Nigeria’s Federal Executive Council is considering adopting a policy that would crack down on sales of substandard lubes through a partnership between regulatory agencies, security operatives and local lubricant market stakeholders.
The council consists of President Muhammadu Buhari and his cabinet members. No deadline has been set for ratification.
“The approval of the Nigerian lubricant policy would empower us to arrest, detain and confiscate products of promoters of substandard lubes on the Nigerian lubricant market,” Lubricant Producers Association of Nigeria Executive Secretary Emeka Obidike said in a phone interview, alluding to long-running efforts by government and industry to root out poor quality and counterfeit lubricants. “This time it is a total war on substandard lubes, and we are in partnership with government regulatory agencies, security operatives and stakeholders.”
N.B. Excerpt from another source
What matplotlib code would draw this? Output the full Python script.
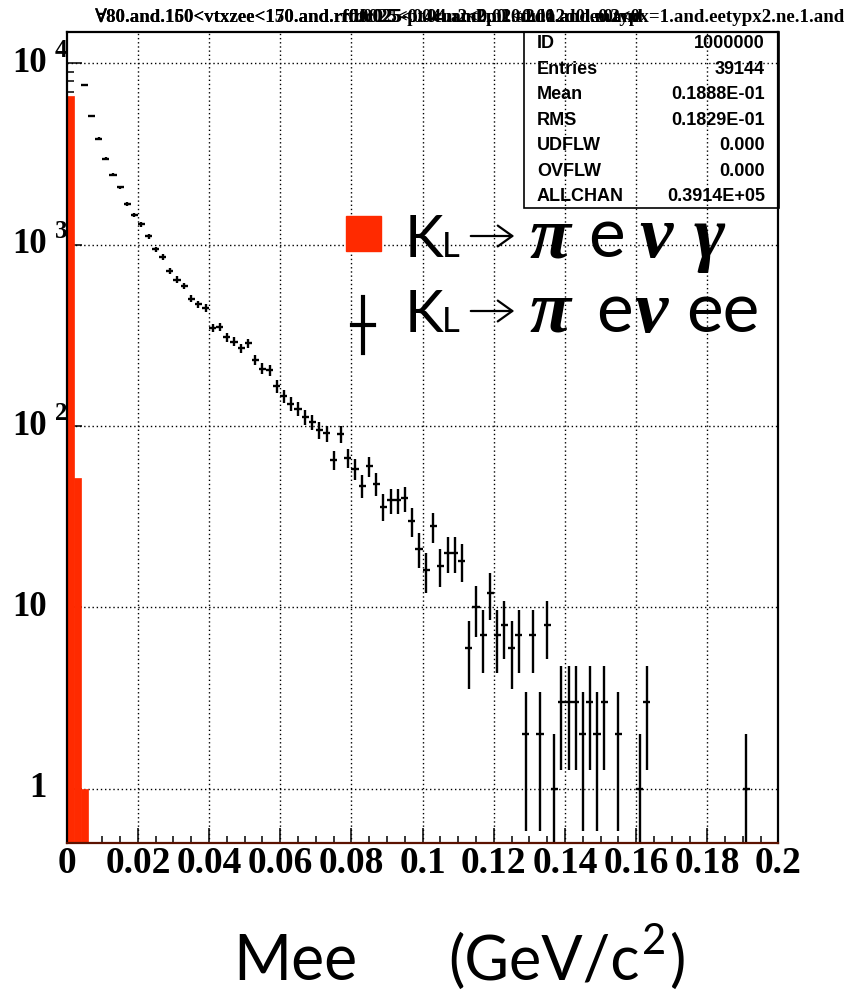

The proposed policy’s stated objectives include “reduction of the sale of substandard lubricants and counterfeit lubricants which do not meet the requirements of current engines and machinery.” It calls later for the elimination of substandard lubricant and setting limits on importation of finished lubricants in the country by 2024. One way the policy would attempt to achieve the latter objective would be to increase the tariff on imported finished lubricants from 30 percent to 50 percent of estimated value. Obidike contended that a country such as Nigeria, with 52 licensed blending plants and overcapacity of production, should have no business importing finished lubes.
Taiye Williams, managing director of Lubcon International Nigeria, said the policy will encourage Nigerians to invest more in raw materials required for the production of lubricants. “When we produce base oils locally, the particulars of that oil are known and hence, it can be regulated locally,” Williams added. Currently Nigeria has no domestic base oil plants.
Emmanuel Ekpenyong, a downstream oil and gas industry executive in Lagos, Nigeria, said the policy will accomplish nothing unless it is effectively implemented. “The best of policies amounts to nothing if the willpower to implement it is absent. And the government is at the center of it all,” Ekpenyong told Lube Report.